| Problem statement |
Which lines run from the first one up to and including the one with "const lastHistoryYear = 1989;"? Print exactly those.

'''

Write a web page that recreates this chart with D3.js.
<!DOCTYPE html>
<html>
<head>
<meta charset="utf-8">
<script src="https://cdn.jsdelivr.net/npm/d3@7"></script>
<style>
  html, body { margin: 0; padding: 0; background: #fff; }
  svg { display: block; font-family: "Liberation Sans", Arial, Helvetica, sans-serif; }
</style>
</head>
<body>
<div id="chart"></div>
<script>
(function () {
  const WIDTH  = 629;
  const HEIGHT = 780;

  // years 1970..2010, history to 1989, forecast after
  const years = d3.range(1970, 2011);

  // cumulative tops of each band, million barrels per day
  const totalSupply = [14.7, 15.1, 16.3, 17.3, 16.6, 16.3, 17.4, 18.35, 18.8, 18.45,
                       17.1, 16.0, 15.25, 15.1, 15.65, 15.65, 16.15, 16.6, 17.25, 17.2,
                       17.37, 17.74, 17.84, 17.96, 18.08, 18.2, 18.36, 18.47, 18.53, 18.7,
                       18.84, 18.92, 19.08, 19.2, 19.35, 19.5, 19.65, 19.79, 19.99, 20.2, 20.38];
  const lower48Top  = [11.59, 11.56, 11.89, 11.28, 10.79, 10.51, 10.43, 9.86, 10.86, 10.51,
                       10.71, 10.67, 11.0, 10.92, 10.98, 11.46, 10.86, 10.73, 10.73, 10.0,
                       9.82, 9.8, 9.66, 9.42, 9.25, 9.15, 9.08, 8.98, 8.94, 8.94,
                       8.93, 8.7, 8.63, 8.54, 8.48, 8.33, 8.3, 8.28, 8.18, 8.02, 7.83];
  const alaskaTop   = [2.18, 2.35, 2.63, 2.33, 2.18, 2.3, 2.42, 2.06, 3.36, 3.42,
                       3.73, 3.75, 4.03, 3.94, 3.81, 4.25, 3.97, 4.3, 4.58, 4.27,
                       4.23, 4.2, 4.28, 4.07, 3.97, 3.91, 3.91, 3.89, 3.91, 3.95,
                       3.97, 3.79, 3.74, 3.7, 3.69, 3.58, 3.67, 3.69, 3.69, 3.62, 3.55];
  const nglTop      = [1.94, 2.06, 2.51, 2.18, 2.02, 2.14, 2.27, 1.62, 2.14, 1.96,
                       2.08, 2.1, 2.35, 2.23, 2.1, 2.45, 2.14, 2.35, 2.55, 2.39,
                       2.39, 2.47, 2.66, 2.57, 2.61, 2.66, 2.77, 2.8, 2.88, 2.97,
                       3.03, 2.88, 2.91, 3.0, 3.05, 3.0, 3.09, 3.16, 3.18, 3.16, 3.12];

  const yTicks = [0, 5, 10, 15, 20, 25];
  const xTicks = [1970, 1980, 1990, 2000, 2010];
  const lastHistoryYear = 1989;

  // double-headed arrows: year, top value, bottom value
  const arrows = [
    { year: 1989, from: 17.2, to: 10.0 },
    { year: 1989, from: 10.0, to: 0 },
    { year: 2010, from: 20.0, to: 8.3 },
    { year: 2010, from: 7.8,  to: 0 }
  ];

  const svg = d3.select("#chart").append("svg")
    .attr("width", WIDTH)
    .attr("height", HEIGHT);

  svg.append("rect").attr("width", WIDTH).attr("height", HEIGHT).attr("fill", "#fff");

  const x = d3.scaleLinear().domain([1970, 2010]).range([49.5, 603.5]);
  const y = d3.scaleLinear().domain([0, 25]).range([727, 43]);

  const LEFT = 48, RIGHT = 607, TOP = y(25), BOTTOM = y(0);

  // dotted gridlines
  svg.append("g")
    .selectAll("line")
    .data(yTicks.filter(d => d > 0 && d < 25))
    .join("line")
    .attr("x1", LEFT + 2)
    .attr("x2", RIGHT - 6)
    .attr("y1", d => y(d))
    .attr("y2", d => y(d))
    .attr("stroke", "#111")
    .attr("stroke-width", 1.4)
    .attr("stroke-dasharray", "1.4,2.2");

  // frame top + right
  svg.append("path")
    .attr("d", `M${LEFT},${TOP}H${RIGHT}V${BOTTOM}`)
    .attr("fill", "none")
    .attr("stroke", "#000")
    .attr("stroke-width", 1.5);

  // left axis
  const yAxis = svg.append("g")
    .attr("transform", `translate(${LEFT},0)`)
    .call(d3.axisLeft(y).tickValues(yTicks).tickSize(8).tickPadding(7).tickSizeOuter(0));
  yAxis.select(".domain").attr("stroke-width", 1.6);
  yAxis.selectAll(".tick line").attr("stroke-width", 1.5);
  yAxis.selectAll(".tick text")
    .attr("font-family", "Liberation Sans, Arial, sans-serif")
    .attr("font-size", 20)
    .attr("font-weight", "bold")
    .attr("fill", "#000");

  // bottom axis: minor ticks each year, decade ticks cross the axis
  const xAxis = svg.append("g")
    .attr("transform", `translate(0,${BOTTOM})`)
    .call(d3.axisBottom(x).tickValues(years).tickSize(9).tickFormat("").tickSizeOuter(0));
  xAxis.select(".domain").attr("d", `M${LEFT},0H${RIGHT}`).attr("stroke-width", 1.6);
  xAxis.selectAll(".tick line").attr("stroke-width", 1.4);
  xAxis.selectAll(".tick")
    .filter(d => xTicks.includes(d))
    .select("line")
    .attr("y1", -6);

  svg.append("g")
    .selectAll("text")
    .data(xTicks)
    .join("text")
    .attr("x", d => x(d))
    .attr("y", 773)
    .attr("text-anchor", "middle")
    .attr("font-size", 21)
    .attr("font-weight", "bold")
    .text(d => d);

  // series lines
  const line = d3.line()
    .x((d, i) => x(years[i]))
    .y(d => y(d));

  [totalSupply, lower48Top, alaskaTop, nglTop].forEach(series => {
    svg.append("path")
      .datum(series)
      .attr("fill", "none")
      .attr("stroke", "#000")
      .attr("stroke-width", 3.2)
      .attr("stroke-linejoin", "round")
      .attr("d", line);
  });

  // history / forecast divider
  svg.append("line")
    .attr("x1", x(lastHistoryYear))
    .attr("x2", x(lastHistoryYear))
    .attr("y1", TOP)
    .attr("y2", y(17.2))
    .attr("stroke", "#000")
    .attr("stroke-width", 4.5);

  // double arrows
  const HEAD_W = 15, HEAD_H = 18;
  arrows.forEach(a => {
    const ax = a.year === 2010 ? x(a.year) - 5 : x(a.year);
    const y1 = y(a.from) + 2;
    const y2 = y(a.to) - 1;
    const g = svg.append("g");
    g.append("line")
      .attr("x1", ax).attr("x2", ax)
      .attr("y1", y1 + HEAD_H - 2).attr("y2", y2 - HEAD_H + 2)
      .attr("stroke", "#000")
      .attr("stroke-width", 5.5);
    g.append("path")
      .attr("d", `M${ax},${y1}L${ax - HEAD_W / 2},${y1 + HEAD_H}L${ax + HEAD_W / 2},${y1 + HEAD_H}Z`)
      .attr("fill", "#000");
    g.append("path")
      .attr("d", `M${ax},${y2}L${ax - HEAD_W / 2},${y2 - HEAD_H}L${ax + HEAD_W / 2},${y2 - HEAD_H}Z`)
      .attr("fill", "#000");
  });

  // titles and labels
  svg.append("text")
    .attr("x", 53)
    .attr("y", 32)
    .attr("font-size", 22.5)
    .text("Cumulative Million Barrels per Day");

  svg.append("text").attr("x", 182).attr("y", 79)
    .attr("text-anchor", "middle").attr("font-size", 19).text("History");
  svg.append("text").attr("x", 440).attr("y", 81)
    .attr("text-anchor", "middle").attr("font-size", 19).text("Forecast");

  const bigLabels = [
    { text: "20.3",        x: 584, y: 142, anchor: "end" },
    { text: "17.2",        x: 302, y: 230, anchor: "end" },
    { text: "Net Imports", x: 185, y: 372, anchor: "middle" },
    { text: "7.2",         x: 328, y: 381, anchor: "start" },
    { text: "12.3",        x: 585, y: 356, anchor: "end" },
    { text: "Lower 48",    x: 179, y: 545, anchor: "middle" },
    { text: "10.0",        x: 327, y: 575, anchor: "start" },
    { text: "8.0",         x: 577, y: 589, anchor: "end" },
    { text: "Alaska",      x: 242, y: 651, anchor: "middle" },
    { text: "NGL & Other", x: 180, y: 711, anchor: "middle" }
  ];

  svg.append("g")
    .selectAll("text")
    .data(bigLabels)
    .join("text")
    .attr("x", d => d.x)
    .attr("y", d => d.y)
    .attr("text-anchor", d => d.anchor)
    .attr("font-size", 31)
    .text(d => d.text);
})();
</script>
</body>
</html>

'''

| Finished answer |
Write a web page that recreates this chart with D3.js.
<!DOCTYPE html>
<html>
<head>
<meta charset="utf-8">
<script src="https://cdn.jsdelivr.net/npm/d3@7"></script>
<style>
  html, body { margin: 0; padding: 0; background: #fff; }
  svg { display: block; font-family: "Liberation Sans", Arial, Helvetica, sans-serif; }
</style>
</head>
<body>
<div id="chart"></div>
<script>
(function () {
  const WIDTH  = 629;
  const HEIGHT = 780;

  // years 1970..2010, history to 1989, forecast after
  const years = d3.range(1970, 2011);

  // cumulative tops of each band, million barrels per day
  const totalSupply = [14.7, 15.1, 16.3, 17.3, 16.6, 16.3, 17.4, 18.35, 18.8, 18.45,
                       17.1, 16.0, 15.25, 15.1, 15.65, 15.65, 16.15, 16.6, 17.25, 17.2,
                       17.37, 17.74, 17.84, 17.96, 18.08, 18.2, 18.36, 18.47, 18.53, 18.7,
                       18.84, 18.92, 19.08, 19.2, 19.35, 19.5, 19.65, 19.79, 19.99, 20.2, 20.38];
  const lower48Top  = [11.59, 11.56, 11.89, 11.28, 10.79, 10.51, 10.43, 9.86, 10.86, 10.51,
                       10.71, 10.67, 11.0, 10.92, 10.98, 11.46, 10.86, 10.73, 10.73, 10.0,
                       9.82, 9.8, 9.66, 9.42, 9.25, 9.15, 9.08, 8.98, 8.94, 8.94,
                       8.93, 8.7, 8.63, 8.54, 8.48, 8.33, 8.3, 8.28, 8.18, 8.02, 7.83];
  const alaskaTop   = [2.18, 2.35, 2.63, 2.33, 2.18, 2.3, 2.42, 2.06, 3.36, 3.42,
                       3.73, 3.75, 4.03, 3.94, 3.81, 4.25, 3.97, 4.3, 4.58, 4.27,
                       4.23, 4.2, 4.28, 4.07, 3.97, 3.91, 3.91, 3.89, 3.91, 3.95,
                       3.97, 3.79, 3.74, 3.7, 3.69, 3.58, 3.67, 3.69, 3.69, 3.62, 3.55];
  const nglTop      = [1.94, 2.06, 2.51, 2.18, 2.02, 2.14, 2.27, 1.62, 2.14, 1.96,
                       2.08, 2.1, 2.35, 2.23, 2.1, 2.45, 2.14, 2.35, 2.55, 2.39,
                       2.39, 2.47, 2.66, 2.57, 2.61, 2.66, 2.77, 2.8, 2.88, 2.97,
                       3.03, 2.88, 2.91, 3.0, 3.05, 3.0, 3.09, 3.16, 3.18, 3.16, 3.12];

  const yTicks = [0, 5, 10, 15, 20, 25];
  const xTicks = [1970, 1980, 1990, 2000, 2010];
  const lastHistoryYear = 1989;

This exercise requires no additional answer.